Зверь отрезает кусок ростбифа набором заостренных щипцов. Он кладет его на свою тарелку, берет нож и вилку и отрезает кусочек. Затем он кладет его в рот и смотрит на меня, медленно пережевывая и проглатывая.

— Думаешь, мне не все равно, если ты умрешь с голоду? — спрашивает он разговорчиво. — Я хочу, чтобы ты страдала, маленькая балерина. На моих условиях, а не на твоих. Если ты и дальше будешь отказываться от еды, я привяжу тебя к кровати и вставлю тебе в горло трубку для кормления. Ты не умрешь, пока я не разрешу. И это будет в идеальный момент, срежиссированный мной.

Я действительно сейчас потеряю сознание. Мой план кажется все более глупым с каждой минутой. Какая мне польза от того, что я буду привязана к кровати? Что хорошего в том, чтобы голодать? Это только делает меня слабее. Даже если бы у меня была возможность сбежать, я была бы слишком истощена, чтобы воспользоваться ею.

Я сжимаю свои руки, все крепче и крепче.

Я не хочу уступать ему. Но я не знаю, что еще я могу сделать. Он заманил меня в ловушку. Каждый мой шаг только затягивает петлю.

— Хорошо, — говорю я, наконец. — Я поем.

— Хорошо, — он кивает. — Начни с бульона, чтобы тебя снова не стошнило.

— При одном условии, — говорю я.

Он насмехается.

— Ты не ставишь условий.

— Ничего обременительного.

Миколаш ждет ответа, возможно, из простого любопытства.

— Мне скучно в моей комнате. Я бы хотела сходить в библиотеку и в сад. Ты все равно прикрепил мне эту штуку на лодыжку. У тебя тут и камеры, и охрана. Я не буду пытаться сбежать.

Я не ожидаю, что он согласится. В конце концов, почему он должен? Он сказал мне, что хочет, чтобы я страдала. Почему он должен позволять мне какие-либо развлечения?

К моему удивлению, он обдумывает предложение.

— Ты будешь есть, принимать душ и надевать чистую одежду каждый день, — говорит он.

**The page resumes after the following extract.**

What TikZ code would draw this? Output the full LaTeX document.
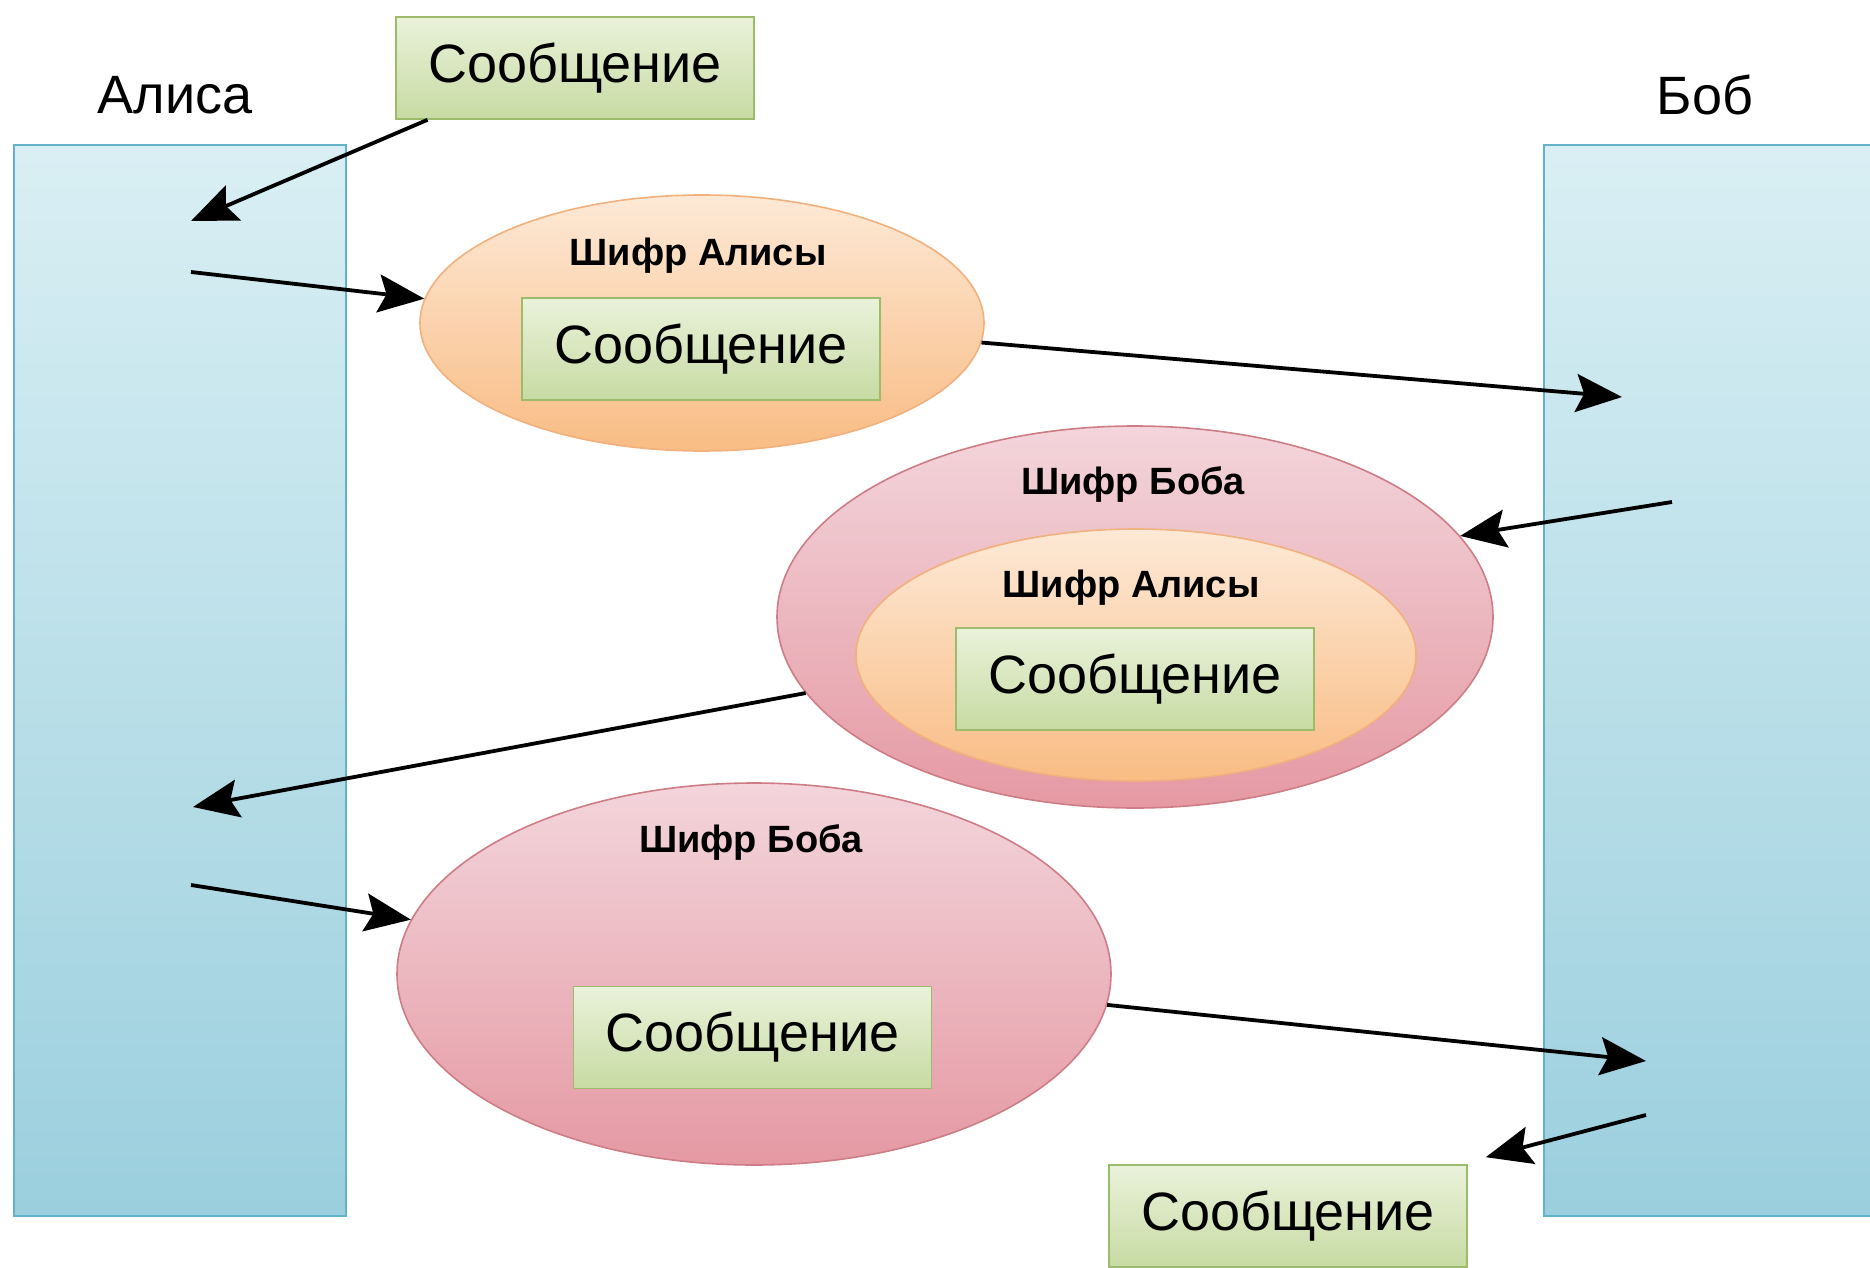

— Хорошо, — я киваю головой, слишком охотно.

— Потом ты сможешь обойти весь дом и сад. Везде, кроме западного крыла.

Я не спрашиваю его, что находится в западном крыле. Возможно, там находятся его собственные комнаты. Или место где он хранит отрубленные головы своих жертв, закрепленные на стене как охотничьи трофеи. От него можно ждать чего угодно.

Миколаш наливает говяжий бульон в мою миску, небрежно, так, что часть бульона выплескивается на тарелку.

— Вот, — говорит он. — Ешь.

Я набираю ложкой в рот. Это, без сомнения, самая вкусная вещь, которую я когда-либо пробовала. Вкус насыщенный, маслянистый, теплый, искусно приправленный. Мне хочется поднять миску и выпить все до дна.